After finding herself in an emergency shelter in late 2012, Yvonne got back on her medications and eventually made her way into Meekland House, a transitional housing facility in Hayward, where she became resident manager during the six months she lived there.

It was there that Yvonne involved herself with Building Opportunities for Self-Sufficiency, a local program that provides resources to homeless individuals, whether that be housing, access to mental health or employment opportunities.

Once she felt stable, Yvonne said that she began applying for affordable housing in the East Bay. It took six months for Yvonne to be selected as a resident of The Savoy Apartments, a newly renovated affordable housing complex in Oakland, and another two months to finalize paperwork before she got her keys.

“I never thought I would make it this far,” she says. “I thought that only happened to the lucky people.”

While waiting to move in, she worked with BOSS to budget the Social Security money she receives and what was left of the inheritance her grandmother left her and began collecting furniture and kitchen utensils to furnish her new apartment. Finally, on April 1, she moved in.

“We hated to see her go,” says Calvin Sanders, Yvonne’s friend and housemate at Meekland House, where he has lived since last December. “What she accomplished, as far as getting permanent housing, we’re going through the same thing now, so it’s nice to see her succeed.”

Yvonne pays $250 a month for her one-room apartment, which is furnished with bathroom, bed and TV and has a modest kitchen. The Oakland Housing Authority covers the remaining $550.

“This is mine,” she says proudly. “I can stay here as long as I want. I don’t plan on leaving any time soon.”

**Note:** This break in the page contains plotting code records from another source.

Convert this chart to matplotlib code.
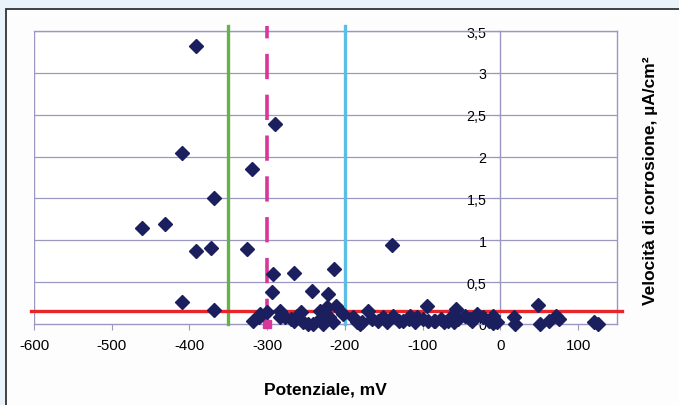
"""
Corrosion rate vs potential scatter, with threshold lines.
"""
import matplotlib
matplotlib.use("Agg")
import matplotlib.pyplot as plt
from matplotlib.patches import Rectangle

# potential (mV) and corrosion rate (uA/cm2)
potential = [-392, -290, -409, -319, -369, -461, -432, -392, -372, -326,
             -292, -265, -214, -409, -294, -243, -222, -368, -139, -94,
             48, -170, -57,
             -309, -300, -311, -283, -284, -277, -257, -266, -254, -232,
             -223, -212, -232, -221, -241, -215, -203, -190, -184, -165,
             -158, -178, -228, -248, -270, -262, -318,
             -151, -138, -125, -116, -107, -99, -86, -77, -68, -54,
             -45, -39, -30, -22, -9, -4, -9, 17, 19, 51,
             62, 71, 75, 120, 125, -73, -93, -180, -118, -84,
             -64, -36, -146, -130, -110, -60, -15]
rate = [3.32, 2.39, 2.04, 1.85, 1.50, 1.15, 1.20, 0.87, 0.91, 0.90,
        0.60, 0.61, 0.66, 0.26, 0.38, 0.39, 0.36, 0.17, 0.94, 0.22,
        0.23, 0.16, 0.18,
        0.12, 0.14, 0.08, 0.16, 0.08, 0.08, 0.14, 0.04, 0.02, 0.16,
        0.20, 0.22, 0.06, 0.08, 0.00, 0.02, 0.12, 0.08, 0.02, 0.06,
        0.04, 0.02, 0.00, 0.00, 0.06, 0.10, 0.04,
        0.08, 0.10, 0.04, 0.10, 0.08, 0.06, 0.04, 0.06, 0.04, 0.06,
        0.10, 0.06, 0.12, 0.08, 0.10, 0.02, 0.01, 0.08, 0.00, 0.00,
        0.04, 0.10, 0.06, 0.02, 0.00, 0.02, 0.04, 0.00, 0.06, 0.04,
        0.08, 0.04, 0.02, 0.03, 0.02, 0.02, 0.04]

x_ticks = [-600, -500, -400, -300, -200, -100, 0, 100]
y_ticks = [0, 0.5, 1, 1.5, 2, 2.5, 3, 3.5]
y_labels = ["0", "0,5", "1", "1,5", "2", "2,5", "3", "3,5"]

threshold_rate = 0.155
green_pot = -350
magenta_pot = -300
cyan_pot = -200

plt.rcParams['font.family'] = ['Liberation Sans', 'DejaVu Sans']

fig = plt.figure(figsize=(6.79, 4.06), dpi=100)
fig.patch.set_facecolor('#eaf2fa')
# white panel with dark border
fig.patches.append(Rectangle((6 / 679, -0.1), 1.2, 1 - 10 / 406 + 0.1,
                             transform=fig.transFigure, facecolor='#fdfdfd',
                             edgecolor='#333333', linewidth=1.3, zorder=-5))

ax = fig.add_axes([34 / 679, 1 - 325 / 406, (617 - 34) / 679, (325 - 32) / 406])
ax.set_facecolor('white')
grid_col = '#9a98c0'

ax.set_xlim(-600, 150)
ax.set_ylim(0, 3.5)

for s in ['top', 'right', 'bottom']:
    ax.spines[s].set_color(grid_col)
    ax.spines[s].set_linewidth(1.0)
ax.spines['left'].set_position(('data', 0))
ax.spines['left'].set_color(grid_col)
ax.spines['left'].set_linewidth(1.0)
ax.axvline(-600, color=grid_col, lw=1.0, zorder=1)

for yv in y_ticks[1:]:
    ax.axhline(yv, color=grid_col, lw=0.9, zorder=1)

ax.set_xticks(x_ticks)
ax.set_xticklabels([str(v) for v in x_ticks])
ax.set_yticks(y_ticks)
ax.set_yticklabels(y_labels)
ax.tick_params(axis='x', length=4, color=grid_col, labelsize=10.8, pad=6)
ax.tick_params(axis='y', length=4, color=grid_col, labelsize=10.3, pad=6)

# vertical reference lines
ax.plot([green_pot, green_pot], [0, 3.56], color='#62b446', lw=2.4,
        clip_on=False, zorder=3)
ax.plot([cyan_pot, cyan_pot], [0, 3.56], color='#5cbde6', lw=2.4,
        clip_on=False, zorder=3)
ax.plot([magenta_pot, magenta_pot], [0, 3.56], color='#d8379a', lw=2.6,
        dashes=(7, 4.3), clip_on=False, zorder=3)
ax.plot([magenta_pot], [0], marker='s', ms=6, color='#d8379a',
        clip_on=False, zorder=3)

# threshold line
ax.plot([-604, 157], [threshold_rate, threshold_rate], color='#e8262a',
        lw=2.4, clip_on=False, zorder=4)

ax.plot(potential, rate, linestyle='none', marker='D', ms=7,
        color='#1b1f5e', clip_on=False, zorder=5)

fig.text(325 / 679, 1 - 390 / 406, "Potenziale, mV", ha='center', va='center',
         fontsize=12.5, fontweight='bold')
fig.text(651 / 679, 1 - 181 / 406, "Velocità di corrosione, µA/cm²",
         ha='center', va='center', rotation=90, fontsize=12.5, fontweight='bold')

fig.savefig("out.png", dpi=100, facecolor=fig.get_facecolor())
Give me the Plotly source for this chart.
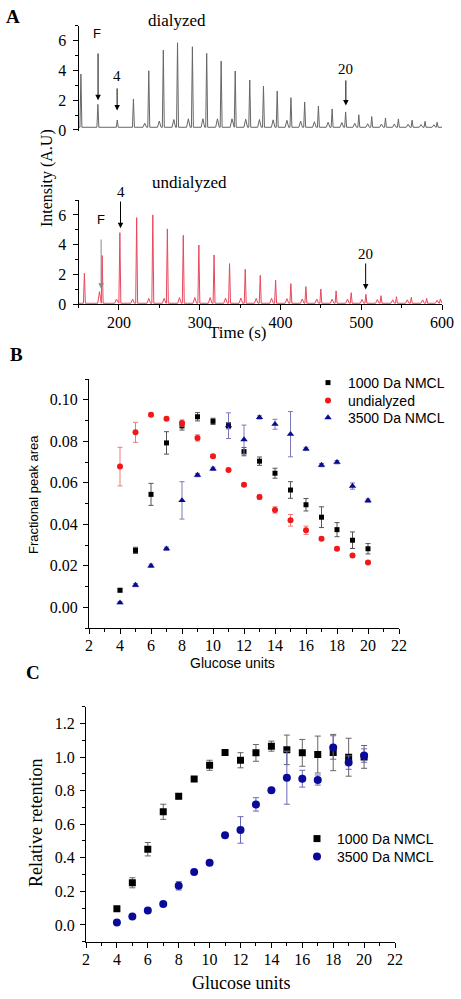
import plotly.graph_objects as go

# ---------------- Panel A data (peak apex times / heights) ----------------
dial_t = [153, 174, 198, 218, 237, 255, 272.6, 291, 308.7, 326.6, 344, 362, 379, 396, 413,
          430, 447, 464, 480.7, 497, 513, 530, 546, 563, 579, 594]
dial_h = [3.76, 1.72, 0.67, 2.08, 3.98, 5.37, 5.86, 5.59, 5.15, 4.63, 3.96, 3.36, 2.95, 2.62,
          2.17, 1.88, 1.61, 1.41, 1.21, 1.02, 0.9, 0.8, 0.74, 0.66, 0.58, 0.52]
dial_small_t = [232, 250, 268, 286, 304, 322, 340, 357, 374, 391, 408, 425, 442, 459, 476,
                492, 508, 525, 541, 558, 574, 590]
dial_small_h = [0.45, 0.6, 0.7, 0.75, 0.75, 0.75, 0.75, 0.72, 0.7, 0.68, 0.65, 0.6, 0.55,
                0.52, 0.5, 0.45, 0.42, 0.4, 0.4, 0.38, 0.36, 0.35]
dial_base = 0.18

und_t = [157.3, 179.3, 201.2, 222, 242, 260, 279.7, 299, 317.8, 337, 356.4, 375, 394, 412.9,
         431.5, 450, 468.9, 487.6, 505.8, 524.5, 543.6, 562, 581, 598]
und_h = [2.08, 3.27, 4.81, 5.82, 6.0, 5.06, 4.63, 3.98, 3.31, 2.73, 2.35, 1.95, 1.63, 1.39,
         1.19, 1.03, 0.9, 0.78, 0.67, 0.58, 0.51, 0.47, 0.4, 0.36]
und_small_t = [176, 197, 217, 237, 256, 275, 294, 313, 332, 351, 370, 389, 408, 427, 445, 464,
               483, 501, 520, 539, 557, 576, 594]
und_small_h = [0.85, 0.35, 0.35, 0.4, 0.4, 0.45, 0.45, 0.45, 0.42, 0.42, 0.4, 0.4, 0.38, 0.36,
               0.35, 0.35, 0.35, 0.33, 0.32, 0.3, 0.3, 0.3, 0.28]
und_base = 0.07

# ---------------- Panel B data ----------------
glucose = list(range(4, 21))
b_1000 = [0.0082, 0.0274, 0.0544, 0.0792, 0.0874, 0.0918, 0.0896, 0.0875, 0.075, 0.0704,
          0.0646, 0.0565, 0.0494, 0.0434, 0.0374, 0.0323, 0.0282]
b_1000_err = [0.0008, 0.0015, 0.0053, 0.0054, 0.002, 0.002, 0.0015, 0.0015, 0.002, 0.002,
              0.0024, 0.004, 0.003, 0.005, 0.0034, 0.004, 0.0025]
b_und = [0.0678, 0.0843, 0.0928, 0.0909, 0.0888, 0.0816, 0.0728, 0.0661, 0.059, 0.0531,
         0.0469, 0.0419, 0.0371, 0.033, 0.0282, 0.025, 0.0216]
b_und_err = [0.0093, 0.0048, 0.0008, 0.0008, 0.0015, 0.0015, 0.0008, 0.0006, 0.0006, 0.001,
             0.0015, 0.0028, 0.002, 0.0008, 0.0008, 0.0006, 0.0006]
b_3500 = [0.0022, 0.0107, 0.02, 0.0282, 0.0515, 0.0637, 0.0667, 0.0875, 0.0808, 0.0915,
          0.0882, 0.0834, 0.0763, 0.0685, 0.0699, 0.0584, 0.0514]
b_3500_err = [0.0005, 0.0008, 0.0008, 0.0008, 0.009, 0.0008, 0.0008, 0.0062, 0.007, 0.0008,
              0.0024, 0.0109, 0.0008, 0.0008, 0.0008, 0.0015, 0.0008]

# ---------------- Panel C data ----------------
c_1000 = [0.096, 0.251, 0.451, 0.674, 0.766, 0.869, 0.951, 1.027, 0.981, 1.025, 1.065, 1.043,
          1.025, 1.015, 1.027, 0.999, 1.001]
c_1000_err = [0.01, 0.03, 0.04, 0.045, 0.015, 0.015, 0.03, 0.01, 0.045, 0.05, 0.03, 0.088,
              0.08, 0.11, 0.108, 0.113, 0.068]
c_3500 = [0.014, 0.05, 0.086, 0.124, 0.233, 0.315, 0.371, 0.534, 0.566, 0.718, 0.802, 0.877,
          0.871, 0.863, 1.057, 0.967, 1.009]
c_3500_err = [0.005, 0.005, 0.005, 0.005, 0.025, 0.005, 0.005, 0.005, 0.079, 0.04, 0.005,
              0.158, 0.05, 0.03, 0.07, 0.04, 0.04]

SERIF = "Liberation Serif, Times New Roman, serif"
SANS = "Liberation Sans, Arial, sans-serif"


def chromatogram(main_t, main_h, small_t, small_h, base, t0=150, t1=600):
    peaks = sorted([(t, h, 1.2) for t, h in zip(main_t, main_h)] +
                   [(t, h, 2.2) for t, h in zip(small_t, small_h)])
    xs, ys = [t0], [base]
    for t, h, hw in peaks:
        xs += [t - hw, t, t + hw]
        ys += [base, h, base]
    xs.append(t1)
    ys.append(base)
    return xs, ys


W, H = 461, 999


def px_x(a, b):
    return [a / W, b / W]


def px_y(top, bottom):
    return [1 - bottom / H, 1 - top / H]


fig = go.Figure()

dx, dy = chromatogram(dial_t, dial_h, dial_small_t, dial_small_h, dial_base)
ux, uy = chromatogram(und_t, und_h, und_small_t, und_small_h, und_base)

fig.add_trace(go.Scatter(x=dx, y=dy, mode="lines", line=dict(color="#666666", width=1),
                         xaxis="x", yaxis="y", showlegend=False))
fig.add_trace(go.Scatter(x=ux, y=uy, mode="lines", line=dict(color="#e8485e", width=1),
                         xaxis="x2", yaxis="y2", showlegend=False))

# Panel B
fig.add_trace(go.Scatter(x=glucose, y=b_1000, mode="markers", name="1000 Da NMCL",
                         marker=dict(symbol="square", size=5, color="black"),
                         error_y=dict(type="data", array=b_1000_err, color="#555555",
                                      thickness=1, width=2.5),
                         xaxis="x3", yaxis="y3", legend="legend"))
fig.add_trace(go.Scatter(x=glucose, y=b_und, mode="markers", name="undialyzed",
                         marker=dict(symbol="circle", size=6, color="#f01818"),
                         error_y=dict(type="data", array=b_und_err, color="#f07878",
                                      thickness=1, width=2.5),
                         xaxis="x3", yaxis="y3", legend="legend2"))
fig.add_trace(go.Scatter(x=glucose, y=b_3500, mode="markers", name="3500 Da NMCL",
                         marker=dict(symbol="triangle-up", size=6.5, color="#0a0a8c"),
                         error_y=dict(type="data", array=b_3500_err, color="#7a7ab8",
                                      thickness=1, width=2.5),
                         xaxis="x3", yaxis="y3", legend="legend3"))

# Panel C
fig.add_trace(go.Scatter(x=glucose, y=c_1000, mode="markers", name="1000 Da NMCL",
                         marker=dict(symbol="square", size=7, color="black"),
                         error_y=dict(type="data", array=c_1000_err, color="#666666",
                                      thickness=1, width=3),
                         xaxis="x4", yaxis="y4", legend="legend4"))
fig.add_trace(go.Scatter(x=glucose, y=c_3500, mode="markers", name="3500 Da NMCL",
                         marker=dict(symbol="circle", size=8, color="#0a0a9a"),
                         error_y=dict(type="data", array=c_3500_err, color="#6a6ab8",
                                      thickness=1, width=3),
                         xaxis="x4", yaxis="y4", legend="legend5"))


def axis_common(size, standoff):
    return dict(showline=True, linecolor="black", linewidth=1, ticks="outside",
                tickcolor="black", ticklen=5, showgrid=False, zeroline=False,
                automargin=False, ticklabelstandoff=standoff,
                tickfont=dict(family=SERIF, size=size, color="black"))


def minor(**kw):
    return dict(ticks="outside", ticklen=3, tickcolor="black", **kw)


def leg(x, y, size):
    return dict(x=x / W, y=1 - y / H, xanchor="left", yanchor="middle",
                bgcolor="rgba(0,0,0,0)", font=dict(family=SANS, size=size, color="black"),
                tracegroupgap=0, itemsizing="trace")


fig.update_layout(
    width=W, height=H, margin=dict(l=0, r=0, t=0, b=0, autoexpand=False),
    paper_bgcolor="white", plot_bgcolor="rgba(0,0,0,0)",
    # Panel A top
    xaxis=dict(domain=px_x(78.5, 442), range=[150, 600], visible=False),
    yaxis=dict(domain=px_y(25.8, 131), range=[-0.07, 7], anchor="x",
               tickvals=[0, 2, 4, 6], minor=minor(dtick=1), **axis_common(16, 3)),
    # Panel A bottom
    xaxis2=dict(domain=px_x(78.5, 442), range=[150, 600], anchor="y2",
                tickvals=[200, 300, 400, 500, 600],
                minor=minor(tickvals=[150, 250, 350, 450, 550]), **axis_common(16, -2)),
    yaxis2=dict(domain=px_y(200, 304.3), range=[0, 7], anchor="x2",
                tickvals=[0, 2, 4, 6], minor=minor(dtick=1), **axis_common(16, 3)),
    # Panel B
    xaxis3=dict(domain=px_x(89, 399), range=[2, 22], anchor="y3", dtick=2,
                minor=minor(dtick=1), **axis_common(16, -2)),
    yaxis3=dict(domain=px_y(379, 628), range=[-0.01, 0.11], anchor="x3", dtick=0.02,
                tickformat=".2f", minor=minor(dtick=0.01), **axis_common(16, 2)),
    # Panel C
    xaxis4=dict(domain=px_x(86, 395), range=[2, 22], anchor="y4", dtick=2,
                minor=minor(dtick=1), **axis_common(16, -2)),
    yaxis4=dict(domain=px_y(706.7, 941.7), range=[-0.1, 1.3], anchor="x4", dtick=0.2,
                tickformat=".1f", minor=minor(dtick=0.1), **axis_common(16, 2)),
    legend=leg(308, 383, 14),
    legend2=leg(308, 401, 14),
    legend3=leg(308, 418, 14),
    legend4=leg(297, 839, 14),
    legend5=leg(297, 857, 14),
)

ann = []


def text_px(x, y, s, size, family=SERIF, bold=False, angle=0):
    ann.append(dict(xref="paper", yref="paper", x=x / W, y=1 - y / H,
                    text=f"<b>{s}</b>" if bold else s,
                    showarrow=False, xanchor="center", yanchor="middle", textangle=angle,
                    font=dict(family=family, size=size, color="black")))


def arrow(xa, ya, t, tail, head, color="black"):
    ann.append(dict(xref=xa, yref=ya, axref=xa, ayref=ya, x=t, y=head, ax=t, ay=tail, text="",
                    showarrow=True, arrowhead=2, arrowsize=1.1, arrowwidth=1, arrowcolor=color))


# Panel letters
text_px(13, 17, "A", 19, bold=True)
text_px(16, 354, "B", 19, bold=True)
text_px(33, 672, "C", 19, bold=True)

# Panel A texts
text_px(177, 21, "dialyzed", 17)
text_px(189, 182, "undialyzed", 17)
text_px(47, 178, "Intensity (A.U)", 16, angle=-90)
text_px(237, 332, "Time (s)", 17)

# arrows + labels, top
text_px(97, 33, "F", 13, family=SANS)
arrow("x", "y", 174.2, 5.24, 2.0)
text_px(116.5, 76, "4", 15)
arrow("x", "y", 197.8, 2.89, 1.3)
text_px(345, 69, "20", 15)
arrow("x", "y", 481, 3.43, 1.65)
# arrows + labels, bottom
text_px(101, 219, "F", 13, family=SANS)
arrow("x2", "y2", 178, 4.45, 1.05, color="#888888")
text_px(120.5, 192, "4", 15)
arrow("x2", "y2", 202, 7.0, 5.1)
text_px(365, 254, "20", 15)
arrow("x2", "y2", 505.5, 2.84, 1.0)

# Panel B titles
text_px(33, 495, "Fractional peak area", 13, family=SANS, angle=-90)
text_px(232, 663, "Glucose units", 14, family=SANS)

# Panel C titles
text_px(36, 823, "Relative retention", 18, angle=-90)
text_px(241, 983, "Glucose units", 18)

fig.update_layout(annotations=ann)

fig.write_html("out.html",
               config={"displayModeBar": False},
               post_script="document.body.style.margin='0px';"
                           "document.body.style.overflow='hidden';")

Besides working on improving her mental and physical health and enjoying her new home, Yvonne is now able to lead a busy life. She continues for volunteer for the BOSS Community Organizing Team, raising support for the Homeless Bill of Rights and occasionally leading workshops at the transitional home in Hayward where she once stayed.

She has also re-established contact with two of her three daughters and makes time to see her 8-year-old grandson every two weeks.

“I can never in life say ‘I’m all alone and nobody loves me,’ cause that’s not true anymore,” Yvonne says. “I cannot spend my next 50 years like I spent the first 50. Life is too precious and too much fun.”